We have doors and locks which only keep honest people out. We've spent 
most of the 200 years before financial system computerization with 
banking security which was 100% reliant on your teller recognizing your 
face, and have more recently switched to a new model which, for most 
citizens, is 100% reliant on the secrecy of 23 digits of card 
number/expiry/CVV. We have always had literally zero protection against 
being physically assaulted at night.
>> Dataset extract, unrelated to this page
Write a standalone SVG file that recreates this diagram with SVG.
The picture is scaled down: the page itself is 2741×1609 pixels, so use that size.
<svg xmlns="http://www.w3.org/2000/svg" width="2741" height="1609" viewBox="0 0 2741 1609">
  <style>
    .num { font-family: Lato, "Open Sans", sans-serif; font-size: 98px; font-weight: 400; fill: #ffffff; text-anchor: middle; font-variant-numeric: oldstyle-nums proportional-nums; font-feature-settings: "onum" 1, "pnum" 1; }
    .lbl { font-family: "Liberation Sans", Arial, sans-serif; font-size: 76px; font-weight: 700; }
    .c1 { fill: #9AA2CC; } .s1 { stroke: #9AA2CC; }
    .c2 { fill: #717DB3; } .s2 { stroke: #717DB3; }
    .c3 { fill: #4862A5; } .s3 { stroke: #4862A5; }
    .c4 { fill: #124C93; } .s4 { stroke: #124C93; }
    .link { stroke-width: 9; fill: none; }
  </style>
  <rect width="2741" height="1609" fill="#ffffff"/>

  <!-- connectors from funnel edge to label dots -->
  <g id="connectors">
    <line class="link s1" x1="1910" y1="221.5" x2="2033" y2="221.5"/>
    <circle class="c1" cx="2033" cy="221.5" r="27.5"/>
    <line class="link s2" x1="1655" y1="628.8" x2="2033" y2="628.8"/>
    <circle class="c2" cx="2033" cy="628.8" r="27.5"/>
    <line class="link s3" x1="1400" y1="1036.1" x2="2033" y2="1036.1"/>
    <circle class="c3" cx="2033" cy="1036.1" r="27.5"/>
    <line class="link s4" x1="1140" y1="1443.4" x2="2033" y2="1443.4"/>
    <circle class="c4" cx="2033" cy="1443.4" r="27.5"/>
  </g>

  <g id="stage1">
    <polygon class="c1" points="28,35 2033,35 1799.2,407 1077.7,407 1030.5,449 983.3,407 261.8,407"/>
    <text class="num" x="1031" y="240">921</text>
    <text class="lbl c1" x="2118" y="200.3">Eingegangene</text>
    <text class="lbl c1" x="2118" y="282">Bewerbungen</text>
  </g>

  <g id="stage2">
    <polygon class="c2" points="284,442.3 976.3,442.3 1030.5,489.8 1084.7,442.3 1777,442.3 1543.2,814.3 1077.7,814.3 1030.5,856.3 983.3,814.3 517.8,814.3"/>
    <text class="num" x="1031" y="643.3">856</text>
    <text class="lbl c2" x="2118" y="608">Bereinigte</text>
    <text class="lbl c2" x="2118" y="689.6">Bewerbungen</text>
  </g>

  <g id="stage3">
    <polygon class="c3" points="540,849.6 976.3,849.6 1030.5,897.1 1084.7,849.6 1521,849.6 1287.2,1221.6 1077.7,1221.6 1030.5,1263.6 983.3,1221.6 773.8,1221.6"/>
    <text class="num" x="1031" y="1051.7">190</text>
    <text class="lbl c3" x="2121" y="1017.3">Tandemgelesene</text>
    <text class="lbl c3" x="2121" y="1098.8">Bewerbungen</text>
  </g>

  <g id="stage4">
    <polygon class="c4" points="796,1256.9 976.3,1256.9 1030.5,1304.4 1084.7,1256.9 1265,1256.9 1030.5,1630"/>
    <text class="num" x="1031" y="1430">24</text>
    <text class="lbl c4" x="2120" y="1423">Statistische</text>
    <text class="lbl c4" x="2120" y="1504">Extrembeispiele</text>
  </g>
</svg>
If someone wants to DoS your life 
by burning your house down, they'll bloody-well burn it down. "Wire 
fraud" has been a concept that's existed since the invention of the 
telegraph, and we've never had adequate protections against it.

Somehow, we muddle on.

Even with a background radiation level of malware scans running 24x7 on 
the internet, almost none of us get hacked, and those that do almost 
always suffer negligible real damage, and the ones who have suffered 
real damage have generally needed to cooperate to make it happen (e.g., 
retirees on A Current Affair duped into giving remote desktop access to 
that nice helpful man on the telephone from Microsoft who subsequently 
cleans out their bank accounts).

We ignore negligible threats, and we construct norms of society and 
culture that we wrap around the non-negligible ones to make them less 
likely to occur.

We're going to keep doing that.

A lot of scaremongering panic I see about IoT devices seems to be 
predicated on the idea that we had nice comfortable secure existences 
before cloud-enabled teddybears came onto the scene, now all of a sudden 
we don't.

That simply isn't true. We've always had security threats. We will 
always have security threats. Whether those threats come from a 419 
scammer in Nigeria sending Aunty Dora a professional-looking letter 
about her unexpected millions, or from an internet refrigerator, is 
almost academic.

Our challenge isn't to make IoT secure. Our challenge is to construct a 
society that isn't so brittle and fragile that insecure IoT devices are 
capable of blowing up the world.

That is: There isn't a technical solution to this problem. There never 
is. You should all know that by now.